A large investor in all three DASH ABS CDOs has engaged a grass roots campaign to reject Asset Allocation & Management Company's (AAM) choice for a replacement CDO management team following the resignation of several "key men" in the collateral manager's $1 billion in CDOs.

But according to Barry Atkins, a director at AAM and a member of the firm's board of directors, the plan is likely to hit a brick wall considering the asset manager's clients own nearly 50% of the equity in DASH II and 76% of the equity in DASH III and AAM has already won the right to continue managing DASH I. JPMorgan Chase, the trustee on DASH I and DASH II, received notice of the key-men covenant breaches on June 4 and June 10, respectively.

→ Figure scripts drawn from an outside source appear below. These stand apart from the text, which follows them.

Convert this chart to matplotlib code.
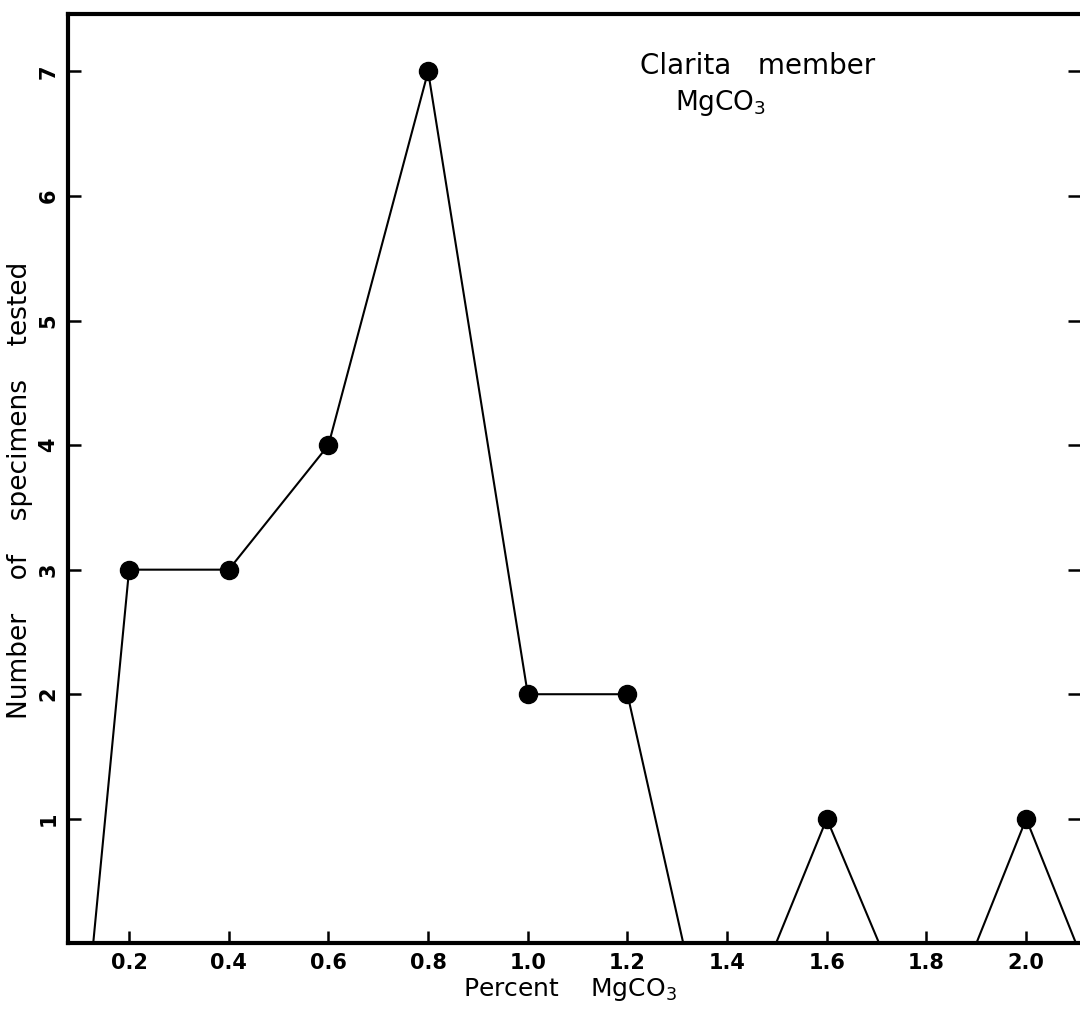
import matplotlib.pyplot as plt

# frequency polygon, Clarita member MgCO3
pct = [0.2, 0.4, 0.6, 0.8, 1.0, 1.2, 1.6, 2.0]
count = [3, 3, 4, 7, 2, 2, 1, 1]

# line segments (closing to zero between classes)
seg1_x = [0.128, 0.2, 0.4, 0.6, 0.8, 1.0, 1.2, 1.312]
seg1_y = [0, 3, 3, 4, 7, 2, 2, 0]
seg2_x = [1.498, 1.6, 1.705]
seg2_y = [0, 1, 0]
seg3_x = [1.9, 2.0, 2.1]
seg3_y = [0, 1, 0]

xticks = [0.2, 0.4, 0.6, 0.8, 1.0, 1.2, 1.4, 1.6, 1.8, 2.0]
xticklabels = ["0.2", "0.4", "0.6", "0.8", "1.0", "1.2", "1.4", "1.6", "1.8", "2.0"]
yticks = [1, 2, 3, 4, 5, 6, 7]

fig = plt.figure(figsize=(10.8, 10.1), dpi=100)
ax = fig.add_axes([0.063, 0.066, 0.937, 0.92])

for sx, sy in [(seg1_x, seg1_y), (seg2_x, seg2_y), (seg3_x, seg3_y)]:
    ax.plot(sx, sy, color="black", lw=1.5, clip_on=False)
ax.plot(pct, count, "o", color="black", ms=13, clip_on=False)

ax.set_xlim(0.0775, 2.108)
ax.set_ylim(0, 7.46)
ax.set_xticks(xticks)
ax.set_xticklabels(xticklabels)
ax.set_yticks(yticks)
ax.set_yticklabels([str(v) for v in yticks], rotation=90, va="center")

ax.spines["right"].set_visible(False)
for s in ["left", "bottom", "top"]:
    ax.spines[s].set_linewidth(3)
ax.tick_params(direction="in", length=9, width=1.8, labelsize=15, right=True)
ax.tick_params(axis="x", pad=7)
ax.tick_params(axis="y", pad=7)
for t in ax.get_xticklabels() + ax.get_yticklabels():
    t.set_fontweight("bold")

ax.set_xlabel("Percent    MgCO$_3$", fontsize=18)
ax.xaxis.set_label_coords(0.5 - 4 / 1012, -0.035)
ax.set_ylabel("Number    of    specimens    tested", fontsize=19)
ax.yaxis.set_label_coords(-0.035, 0.487)

ax.text(1.225, 7.04, "Clarita   member", fontsize=20, ha="left", va="center")
ax.text(1.295, 6.75, "MgCO$_3$", fontsize=19, ha="left", va="center")

plt.savefig("out.png", dpi=100)
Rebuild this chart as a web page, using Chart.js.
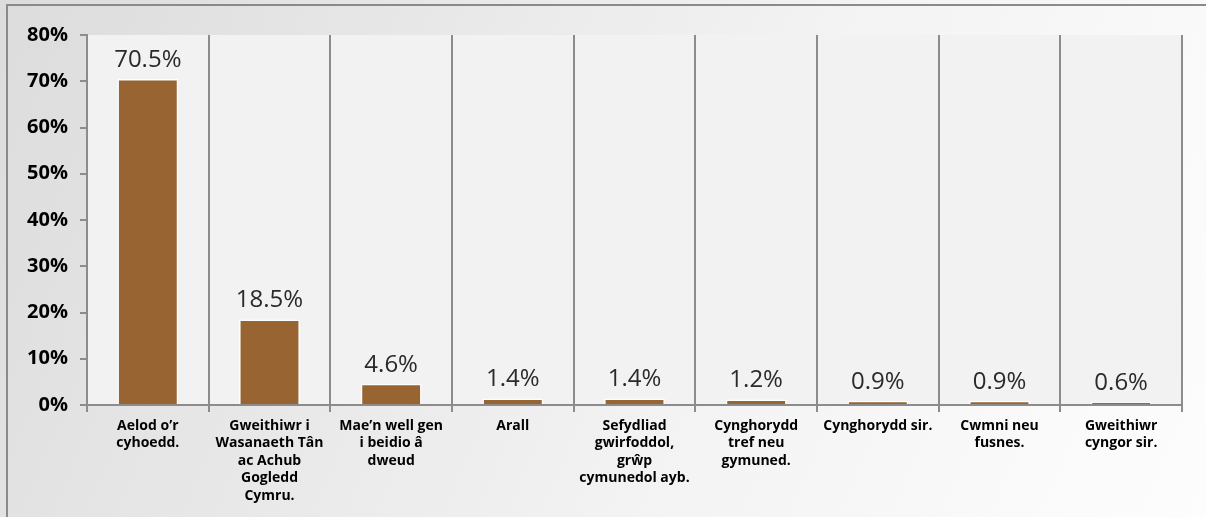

An insufficient amount of votes were submitted to reject replacing Asset Allocation as the collateral manager for DASH I earlier this month, according to Atkins. However, over 66 2/3% of the investors voted to reject AAM to manage the DASH II transaction last Tuesday. According to the covenants in all three DASH deals, the collateral manager, affiliates, and clients are excluded to vote in the first round where debt investors decide whether to keep the existing manager or not. AAM is confident it will retain management of DASH II since AAM and its client will abstain participating in the equity vote, which would make it impossible for AAM to be replaced since a 66 2/3% majority is needed. Even if the debt investors in DASH III exercise their right to reject the AAM's key-men team, since the firm's client own almost 73% of the equity and they are expected not to vote, the deal will stay with the initial collateral manger by default, according to Atkins, who added, for lack of a better phrase, "It's a big circle jerk that Liberty Hampshire, Pat Livney and Larry Zeno are leading investors on." Atkins said that Liberty was sued by AAM for conspiring with the former key men to steal business away from the firm. Liberty reportedly invested in the debt of all three ABS CDOs.

According to a participant in the DASH II vote, bondholders phoned all over the world to find out who else held the CDO in order to strategize the required 66 2/3% majority of debt investors to reject AAM's replacement team, recently recruited from Zurich Skudder Kemper.

"We look at this as an opportunity to bring in an extremely experienced collateral manager. We are not going to settle for a new team without direct CDO management experience," said the investor in DASH II. "We are rejecting the new team from Skudder Kemper and will not be hiring former key-men who are in the fund-raising stages of a start-up asset management firm."

The former "key men" are helping start a new firm, Meritus Asset Management.